## Begin
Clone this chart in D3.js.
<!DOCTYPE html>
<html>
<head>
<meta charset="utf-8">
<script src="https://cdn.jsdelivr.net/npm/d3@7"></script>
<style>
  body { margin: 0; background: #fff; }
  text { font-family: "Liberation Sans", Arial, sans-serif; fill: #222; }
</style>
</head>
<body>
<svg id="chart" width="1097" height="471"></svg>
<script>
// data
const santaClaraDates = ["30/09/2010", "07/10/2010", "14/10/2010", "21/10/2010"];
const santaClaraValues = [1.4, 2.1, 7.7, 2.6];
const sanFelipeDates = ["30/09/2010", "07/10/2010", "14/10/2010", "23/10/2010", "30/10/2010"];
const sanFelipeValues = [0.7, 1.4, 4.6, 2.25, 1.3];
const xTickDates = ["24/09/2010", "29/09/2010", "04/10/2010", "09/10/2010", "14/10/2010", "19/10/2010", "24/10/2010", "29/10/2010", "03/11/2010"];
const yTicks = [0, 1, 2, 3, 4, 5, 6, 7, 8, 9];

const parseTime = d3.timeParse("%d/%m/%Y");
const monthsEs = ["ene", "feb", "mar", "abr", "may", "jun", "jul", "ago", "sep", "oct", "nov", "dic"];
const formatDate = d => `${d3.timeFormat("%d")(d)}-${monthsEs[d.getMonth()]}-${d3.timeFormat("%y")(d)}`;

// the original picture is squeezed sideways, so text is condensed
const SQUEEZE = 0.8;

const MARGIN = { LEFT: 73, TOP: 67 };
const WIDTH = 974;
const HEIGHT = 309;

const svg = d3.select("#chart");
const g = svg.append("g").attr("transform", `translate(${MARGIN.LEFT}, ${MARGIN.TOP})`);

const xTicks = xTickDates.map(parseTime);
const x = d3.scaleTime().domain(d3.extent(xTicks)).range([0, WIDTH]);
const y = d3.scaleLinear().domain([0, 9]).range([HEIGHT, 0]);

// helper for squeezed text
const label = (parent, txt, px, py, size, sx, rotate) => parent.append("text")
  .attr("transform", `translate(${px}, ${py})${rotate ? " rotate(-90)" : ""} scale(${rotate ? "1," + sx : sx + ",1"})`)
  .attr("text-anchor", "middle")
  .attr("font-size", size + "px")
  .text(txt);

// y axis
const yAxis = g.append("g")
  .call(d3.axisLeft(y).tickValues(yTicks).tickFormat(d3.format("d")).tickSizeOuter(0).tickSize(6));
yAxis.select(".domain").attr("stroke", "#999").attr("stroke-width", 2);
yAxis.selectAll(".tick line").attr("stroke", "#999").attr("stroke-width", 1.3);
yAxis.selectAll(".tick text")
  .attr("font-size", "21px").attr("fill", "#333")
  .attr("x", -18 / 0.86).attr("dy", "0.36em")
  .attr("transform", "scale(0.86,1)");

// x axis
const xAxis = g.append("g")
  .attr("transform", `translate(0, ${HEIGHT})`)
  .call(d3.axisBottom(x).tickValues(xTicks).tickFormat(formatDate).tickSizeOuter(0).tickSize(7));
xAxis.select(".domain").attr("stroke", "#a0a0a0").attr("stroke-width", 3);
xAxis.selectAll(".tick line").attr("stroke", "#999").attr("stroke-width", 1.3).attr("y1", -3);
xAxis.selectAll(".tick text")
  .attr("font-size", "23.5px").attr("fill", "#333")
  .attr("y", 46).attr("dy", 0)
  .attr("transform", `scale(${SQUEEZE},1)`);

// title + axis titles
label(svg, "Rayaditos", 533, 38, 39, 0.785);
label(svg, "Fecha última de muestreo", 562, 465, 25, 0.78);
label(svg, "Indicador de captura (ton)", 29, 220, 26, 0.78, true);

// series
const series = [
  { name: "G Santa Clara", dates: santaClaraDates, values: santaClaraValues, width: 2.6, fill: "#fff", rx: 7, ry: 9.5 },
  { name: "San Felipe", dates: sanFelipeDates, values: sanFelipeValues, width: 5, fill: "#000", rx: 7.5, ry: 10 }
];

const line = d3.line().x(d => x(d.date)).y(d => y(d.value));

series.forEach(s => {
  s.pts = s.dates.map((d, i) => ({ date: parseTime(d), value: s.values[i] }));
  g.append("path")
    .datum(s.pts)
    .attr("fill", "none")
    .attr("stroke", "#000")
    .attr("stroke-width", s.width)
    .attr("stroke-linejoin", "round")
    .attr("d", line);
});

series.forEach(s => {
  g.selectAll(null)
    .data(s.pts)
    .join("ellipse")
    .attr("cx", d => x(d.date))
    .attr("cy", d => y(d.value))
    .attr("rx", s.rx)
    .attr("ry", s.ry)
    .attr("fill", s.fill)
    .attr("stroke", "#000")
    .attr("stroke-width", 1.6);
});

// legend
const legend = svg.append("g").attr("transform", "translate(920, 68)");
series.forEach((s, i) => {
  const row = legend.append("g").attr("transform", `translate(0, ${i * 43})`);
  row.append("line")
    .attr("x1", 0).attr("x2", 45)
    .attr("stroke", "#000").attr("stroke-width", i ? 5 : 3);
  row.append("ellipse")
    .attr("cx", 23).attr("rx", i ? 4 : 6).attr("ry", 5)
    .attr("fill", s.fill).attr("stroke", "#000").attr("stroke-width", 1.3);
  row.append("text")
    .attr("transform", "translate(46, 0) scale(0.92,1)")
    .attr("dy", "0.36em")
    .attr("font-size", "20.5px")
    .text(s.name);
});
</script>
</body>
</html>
## End
* _Direction_: Repeat the material above in full, exactly as it stands.

* _Result of the exercise_:
Clone this chart in D3.js.
<!DOCTYPE html>
<html>
<head>
<meta charset="utf-8">
<script src="https://cdn.jsdelivr.net/npm/d3@7"></script>
<style>
  body { margin: 0; background: #fff; }
  text { font-family: "Liberation Sans", Arial, sans-serif; fill: #222; }
</style>
</head>
<body>
<svg id="chart" width="1097" height="471"></svg>
<script>
// data
const santaClaraDates = ["30/09/2010", "07/10/2010", "14/10/2010", "21/10/2010"];
const santaClaraValues = [1.4, 2.1, 7.7, 2.6];
const sanFelipeDates = ["30/09/2010", "07/10/2010", "14/10/2010", "23/10/2010", "30/10/2010"];
const sanFelipeValues = [0.7, 1.4, 4.6, 2.25, 1.3];
const xTickDates = ["24/09/2010", "29/09/2010", "04/10/2010", "09/10/2010", "14/10/2010", "19/10/2010", "24/10/2010", "29/10/2010", "03/11/2010"];
const yTicks = [0, 1, 2, 3, 4, 5, 6, 7, 8, 9];

const parseTime = d3.timeParse("%d/%m/%Y");
const monthsEs = ["ene", "feb", "mar", "abr", "may", "jun", "jul", "ago", "sep", "oct", "nov", "dic"];
const formatDate = d => `${d3.timeFormat("%d")(d)}-${monthsEs[d.getMonth()]}-${d3.timeFormat("%y")(d)}`;

// the original picture is squeezed sideways, so text is condensed
const SQUEEZE = 0.8;

const MARGIN = { LEFT: 73, TOP: 67 };
const WIDTH = 974;
const HEIGHT = 309;

const svg = d3.select("#chart");
const g = svg.append("g").attr("transform", `translate(${MARGIN.LEFT}, ${MARGIN.TOP})`);

const xTicks = xTickDates.map(parseTime);
const x = d3.scaleTime().domain(d3.extent(xTicks)).range([0, WIDTH]);
const y = d3.scaleLinear().domain([0, 9]).range([HEIGHT, 0]);

// helper for squeezed text
const label = (parent, txt, px, py, size, sx, rotate) => parent.append("text")
  .attr("transform", `translate(${px}, ${py})${rotate ? " rotate(-90)" : ""} scale(${rotate ? "1," + sx : sx + ",1"})`)
  .attr("text-anchor", "middle")
  .attr("font-size", size + "px")
  .text(txt);

// y axis
const yAxis = g.append("g")
  .call(d3.axisLeft(y).tickValues(yTicks).tickFormat(d3.format("d")).tickSizeOuter(0).tickSize(6));
yAxis.select(".domain").attr("stroke", "#999").attr("stroke-width", 2);
yAxis.selectAll(".tick line").attr("stroke", "#999").attr("stroke-width", 1.3);
yAxis.selectAll(".tick text")
  .attr("font-size", "21px").attr("fill", "#333")
  .attr("x", -18 / 0.86).attr("dy", "0.36em")
  .attr("transform", "scale(0.86,1)");

// x axis
const xAxis = g.append("g")
  .attr("transform", `translate(0, ${HEIGHT})`)
  .call(d3.axisBottom(x).tickValues(xTicks).tickFormat(formatDate).tickSizeOuter(0).tickSize(7));
xAxis.select(".domain").attr("stroke", "#a0a0a0").attr("stroke-width", 3);
xAxis.selectAll(".tick line").attr("stroke", "#999").attr("stroke-width", 1.3).attr("y1", -3);
xAxis.selectAll(".tick text")
  .attr("font-size", "23.5px").attr("fill", "#333")
  .attr("y", 46).attr("dy", 0)
  .attr("transform", `scale(${SQUEEZE},1)`);

// title + axis titles
label(svg, "Rayaditos", 533, 38, 39, 0.785);
label(svg, "Fecha última de muestreo", 562, 465, 25, 0.78);
label(svg, "Indicador de captura (ton)", 29, 220, 26, 0.78, true);

// series
const series = [
  { name: "G Santa Clara", dates: santaClaraDates, values: santaClaraValues, width: 2.6, fill: "#fff", rx: 7, ry: 9.5 },
  { name: "San Felipe", dates: sanFelipeDates, values: sanFelipeValues, width: 5, fill: "#000", rx: 7.5, ry: 10 }
];

const line = d3.line().x(d => x(d.date)).y(d => y(d.value));

series.forEach(s => {
  s.pts = s.dates.map((d, i) => ({ date: parseTime(d), value: s.values[i] }));
  g.append("path")
    .datum(s.pts)
    .attr("fill", "none")
    .attr("stroke", "#000")
    .attr("stroke-width", s.width)
    .attr("stroke-linejoin", "round")
    .attr("d", line);
});

series.forEach(s => {
  g.selectAll(null)
    .data(s.pts)
    .join("ellipse")
    .attr("cx", d => x(d.date))
    .attr("cy", d => y(d.value))
    .attr("rx", s.rx)
    .attr("ry", s.ry)
    .attr("fill", s.fill)
    .attr("stroke", "#000")
    .attr("stroke-width", 1.6);
});

// legend
const legend = svg.append("g").attr("transform", "translate(920, 68)");
series.forEach((s, i) => {
  const row = legend.append("g").attr("transform", `translate(0, ${i * 43})`);
  row.append("line")
    .attr("x1", 0).attr("x2", 45)
    .attr("stroke", "#000").attr("stroke-width", i ? 5 : 3);
  row.append("ellipse")
    .attr("cx", 23).attr("rx", i ? 4 : 6).attr("ry", 5)
    .attr("fill", s.fill).attr("stroke", "#000").attr("stroke-width", 1.3);
  row.append("text")
    .attr("transform", "translate(46, 0) scale(0.92,1)")
    .attr("dy", "0.36em")
    .attr("font-size", "20.5px")
    .text(s.name);
});
</script>
</body>
</html>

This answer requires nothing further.